Contestualmente, se non è ancora presente, si cerca di far “nascere” nel bambino anche l'intenzionalità comunicativa, attraverso il gioco e i suoi interessi.

In estrema sintesi, per modalità alternative vengono intesi i PECS e i segni (gesti). I PECS sono delle figure che rappresentano in maniera chiara oggetti e attività, mentre i segni sono gesti che possono richiamare o meno nella “forma” un oggetto o l'attività richiesta.

Si cerca di fornire al bambino uno “strumento” per comunicare, per aiutarlo quindi a fare delle richieste, per rispondere a domande, per essere più partecipe.

Il principio semplice di fondo è che il bambino per fare una richiesta deve o consegnare la figura (PECS) o riprodurre un gesto (Uso dei segni).

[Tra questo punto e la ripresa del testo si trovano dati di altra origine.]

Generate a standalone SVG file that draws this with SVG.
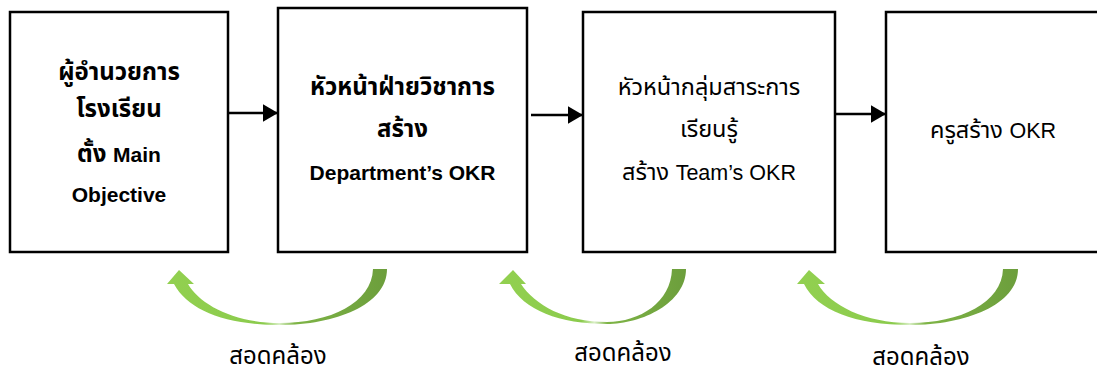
<svg xmlns="http://www.w3.org/2000/svg" width="1097" height="369" viewBox="0 0 1097 369">
<defs>
<style>
.box{fill:#fff;stroke:#000;stroke-width:2.5}
.tb{font-family:"Liberation Sans","Noto Sans Thai","Noto Sans",sans-serif;font-size:24px;font-weight:bold;fill:#000;text-anchor:middle}
.tr{font-family:"Liberation Sans","Noto Sans Thai","Noto Sans",sans-serif;font-size:23.5px;fill:#000;text-anchor:middle}
.lat{font-size:21px}
.latr{font-size:21.5px}
.lbl{font-family:"Liberation Sans","Noto Sans Thai","Noto Sans",sans-serif;font-size:24px;fill:#000;text-anchor:middle}
.conn{stroke:#000;stroke-width:2.5;fill:none}
.arc{fill:url(#g)}
</style>
<marker id="ah" markerWidth="6" markerHeight="7" refX="5.6" refY="3.5" orient="auto" markerUnits="strokeWidth">
<path d="M0,0 L6,3.5 L0,7 Z" fill="#000"/>
</marker>
<linearGradient id="g" x1="0" y1="0" x2="1" y2="0">
<stop offset="0" stop-color="#92D050"/>
<stop offset="0.44" stop-color="#8BCB4D"/>
<stop offset="0.51" stop-color="#D9EFC6"/>
<stop offset="0.58" stop-color="#7EB446"/>
<stop offset="1" stop-color="#6C9E3C"/>
</linearGradient>
</defs>
<rect width="1097" height="369" fill="#fff"/>

<g id="node1">
<rect class="box" x="10" y="12" width="218" height="240"/>
<text class="tb" x="119" y="80">ผู้อำนวยการ</text>
<text class="tb" x="119" y="117">โรงเรียน</text>
<text class="tb" x="119" y="162">ตั้ง <tspan class="lat">Main</tspan></text>
<text class="tb lat" x="119" y="202">Objective</text>
</g>
<g id="node2">
<rect class="box" x="278" y="8" width="249" height="244"/>
<text class="tb" x="402.5" y="95">หัวหน้าฝ่ายวิชาการ</text>
<text class="tb" x="402.5" y="137">สร้าง</text>
<text class="tb lat" x="402.5" y="180">Department’s OKR</text>
</g>
<g id="node3">
<rect class="box" x="583" y="12" width="252" height="240"/>
<text class="tr" x="709" y="95">หัวหน้ากลุ่มสาระการ</text>
<text class="tr" x="709" y="137">เรียนรู้</text>
<text class="tr" x="709" y="180">สร้าง <tspan class="latr">Team’s OKR</tspan></text>
</g>
<g id="node4">
<rect class="box" x="886" y="12" width="215" height="240"/>
<text class="tr" x="993" y="138">ครูสร้าง <tspan class="latr">OKR</tspan></text>
</g>

<g id="connectors">
<line class="conn" x1="229" y1="113" x2="277" y2="113" marker-end="url(#ah)"/>
<line class="conn" x1="531" y1="115" x2="582" y2="115" marker-end="url(#ah)"/>
<line class="conn" x1="836" y1="114" x2="885" y2="114" marker-end="url(#ah)"/>

<path class="arc" d="M373 269 L387 269 C387 305 335 325 280 325 C225 325 188 310 174 284 L167 284 L179 270 L194 284 L188 284 C200 305 235 323 280 323 C330 323 372 303 373 269 Z"/>
<path class="arc" d="M672 269 L686 269 C686 303 642 324 607 324 C560 324 523 310 510 284 L499 284 L513 270 L526 284 L521 284 C535 305 565 322 607 322 C640 322 671 302 672 269 Z"/>
<path class="arc" d="M1003 269 L1018 269 C1018 305 965 325 910 325 C855 325 817 310 804 284 L797 284 L809 270 L825 284 L818 284 C830 305 865 323 910 323 C960 323 1002 303 1003 269 Z"/>
<text class="lbl" x="278" y="364">สอดคล้อง</text>
<text class="lbl" x="623" y="361">สอดคล้อง</text>
<text class="lbl" x="921" y="365">สอดคล้อง</text>
</g>
</svg>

In entrambi i casi c'è un percorso da affrontare, un insegnamento mirato e strutturato, che tiene conto delle abilità del bambino, ma soprattutto dei suoi interessi, della sua motivazione e del suo contesto.

In entrambi i casi non sarebbe assolutamente precluso lo sviluppo in futuro del linguaggio verbale.

Nel caso in cui il bambino piccolo non ha sviluppato il linguaggio verbale, ma ripete qualche suono spontaneamente o su imitazione (vocalizzi o “sillabe”), o produce in maniera più o meno chiara qualche parola, occorre avviare comunque e subito una forma alternativa di comunicazione?
Non è il caso di insistere sull'imitazione di suoni o parole anziché optare per una comunicazione alternativa?
O per dirla meglio, non c'è il rischio che si dedichi più attenzione all'imitazione di gesti e meno a quella di suoni e parole?
Se il bambino riproduce un gesto, con più o meno aiuto da parte dell'operatore, è possibile “pretendere” che ripeta oltre al segno (il gesto) anche suoni o parole quando vuole fare una richiesta?
Non si rischia di confonderlo in questo modo?
Non c'è il rischio che l'utilizzo del segno distolga l'operatore dai tentativi di farsi guardare negli occhi e nella bocca per “modellare” l'imitazione vocale?
E' possibile avviare forme alternative di comunicazione senza la partecipazione e la condivisione con la famiglia?
Siamo sempre sicuri che è stato l'uso dei segni a elicitare il linguaggio verbale, dal momento che il bambino viene continuamente stimolato in ogni contesto sul piano verbale?